When it comes to industrial safety, there can be absolutely no compromise. Two major accidents in recent years remind us of the human and environmental risks inherent to the energy industry – the explosion of the Deepwater Horizon in the Gulf of Mexico in April 2010 and the destruction of the Japanese nuclear plant in Fukushima in March 2011. These disasters, like the explosions of the Piper Alpha platform in 1988 and the No. 4 reactor at Chernobyl in 1986, led to a drastic revision and severe tightening up of safety, risk and security standards under the pressure of government and public opinion alike.
For example, in addition to reinforcing the defence lines of the 58 French reactors in which Assystem is participating, EDF – following a decision by the French Nuclear Safety Authority – is setting up a Rapid Nuclear Action Force (FARN) capable of taking over control of any reactor in an emergency in under 24 hours.
Fukushima has led engineering specialists to think about the broader picture of the dissemination of nuclear technology.
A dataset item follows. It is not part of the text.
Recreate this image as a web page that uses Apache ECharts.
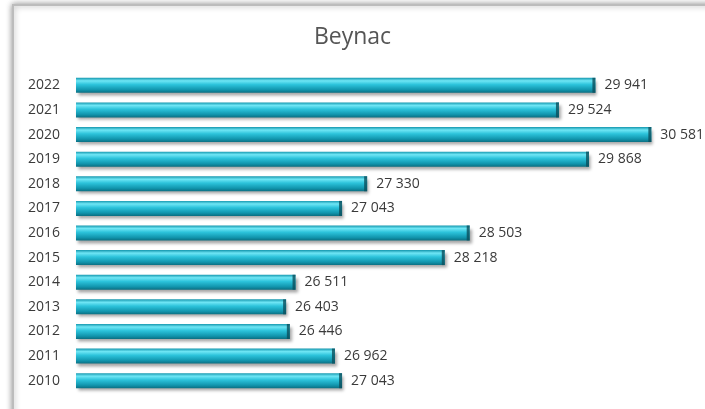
<!DOCTYPE html>
<html lang="fr">
<head>
    <meta charset="UTF-8">
    <title>Beynac</title>
    <style>
        html, body { margin: 0; padding: 0; background: #fff; }
        #main { width: 705px; height: 409px; }
    </style>
</head>
<body>
<div id="main"></div>
<script src="https://cdn.jsdelivr.net/npm/echarts@6/dist/echarts.min.js"></script>
<script>
    var years = ['2010', '2011', '2012', '2013', '2014', '2015', '2016', '2017', '2018', '2019', '2020', '2021', '2022'];
    var visits = [27043, 26962, 26446, 26403, 26511, 28218, 28503, 27043, 27330, 29868, 30581, 29524, 29941];

    function fmt(v) {
        return String(v).replace(/\B(?=(\d{3})+(?!\d))/g, ' ');
    }

    var myChart = echarts.init(document.getElementById('main'));

    var option = {
        backgroundColor: '#fff',
        animation: false,
        title: {
            text: 'Beynac',
            left: 'center',
            top: 21,
            textStyle: { fontFamily: 'Open Sans', fontSize: 23, fontWeight: 'normal', color: '#555' }
        },
        graphic: [{
            type: 'rect',
            z: -1,
            shape: { x: 13, y: 5, width: 720, height: 440 },
            style: {
                fill: '#fff', stroke: '#bcbcbc', lineWidth: 2,
                shadowBlur: 6, shadowColor: 'rgba(0,0,0,0.4)', shadowOffsetX: 0, shadowOffsetY: 0
            }
        }],
        grid: { left: 76, right: 17, top: 73, bottom: 16, containLabel: false },
        xAxis: {
            type: 'value',
            min: 24000,
            max: 31000,
            show: false
        },
        yAxis: {
            type: 'category',
            data: years,
            axisLine: { show: false },
            axisTick: { show: false },
            axisLabel: { margin: 16, fontFamily: 'Open Sans', fontSize: 14, color: '#3a3a3a' }
        },
        series: [{
            type: 'bar',
            data: visits,
            barWidth: 15,
            itemStyle: {
                color: new echarts.graphic.LinearGradient(0, 0, 0, 1, [
                    { offset: 0, color: '#1597ae' },
                    { offset: 0.2, color: '#6fe6f5' },
                    { offset: 0.45, color: '#2cc3db' },
                    { offset: 0.8, color: '#1195ad' },
                    { offset: 1, color: '#0b6f82' }
                ]),
                shadowColor: 'rgba(0,0,0,0.35)',
                shadowBlur: 3,
                shadowOffsetX: 2,
                shadowOffsetY: 3
            },
            label: {
                show: true,
                position: 'right',
                distance: 9,
                fontFamily: 'Open Sans',
                fontSize: 14,
                color: '#3a3a3a',
                formatter: function (p) { return fmt(p.value); }
            }
        }, {
            // dark end cap of each bar
            type: 'scatter',
            data: visits.map(function (v, i) { return [v, years[i]]; }),
            symbol: 'rect',
            symbolSize: [3, 15],
            symbolOffset: [-1.5, 0],
            itemStyle: { color: '#0b4f5c' },
            silent: true
        }]
    };

    myChart.setOption(option);
</script>
</body>
</html>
While there is no supranational authority that can prohibit a signatory to the Nuclear Non-Proliferation Treaty (NPT) from developing a nuclear power plant, the International Atomic Energy Agency (IAEA) and the 45 countries supplying nuclear technology ensure that they only disseminate such plants under strict control in countries able to develop a true safety culture backed by a robust regulatory framework.
The nuclear power industry has almost certainly pushed safety standards further than any other industrial sector. When a single operator is faced with an emergency, the entire industry on a global level rallies round as a community to help solve the problem. This collaborative reaction is one of the great strengths of the sector when it comes to security. This experience in nuclear power should be used to develop a broad vision of risk that can be applied to other industries – after all, risk is not just a nuclear issue. Security operations, for example, are taking an increasingly critical role in Oil & Gas.
In a world where energy production and consumption stand at the heart of the global conversation, and as we try to build a new, more efficient and environmentally-friendly energy model, the lessons learned by the nuclear industry should become an increasingly valuable resource for everyone.